The possible and unlikely myth
If Professor Yao’s logic is valid, I can use it to make some equally bold claims. Given the equally developed English and Chinese and the equally great peoples, I can claim on behalf of a supposed American that:
Only Americans can do English to Chinese translation well and I’ve done it all my life. There are very few Chinese people who can do it well. Yu Guangzhong (余光中) can do it well, but in another way – we call it creative translation.
Only Americans can do a good job if it involves everyday practical writing. Firstly, this is because English is too difficult and too complex as a language. Secondly, many concepts must not be gotten wrong. For example, when asked by the U.S. Department of State’s press office to transcribe and translate a video, a Chinese translator translated “go to continental Europe” into “go to Europe”, which is, strictly speaking, a geographical mistake.

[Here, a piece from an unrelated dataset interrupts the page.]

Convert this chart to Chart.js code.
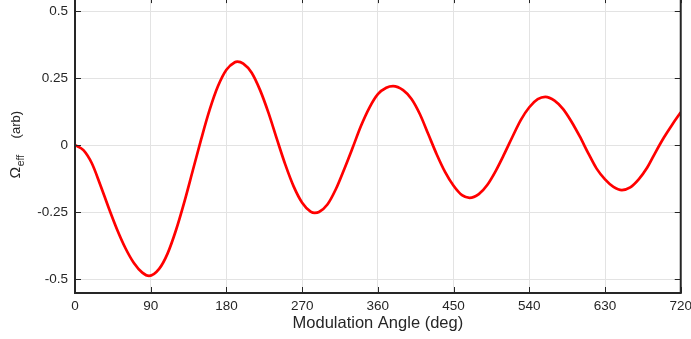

If there is indeed such an American genius (both possible and probable, of course), I want very much to get to know him or her and to see how he or she has managed to do English to Chinese translation better than I do – though I’m just one of the many industry-average English to Chinese translators who flatter ourselves by thinking that we are good at our work. There are certainly much better ones, like Yu Guangzhou I’ve mentioned above.
* This is a translation-adaption of my earlier blog post in Chinese in the same title (if translated): 中国人能做好汉译英吗？
** This is also dog-food-style, second- or third- or fourth-rate English writing, the kind I’ve warned you against if you’re looking for really good English.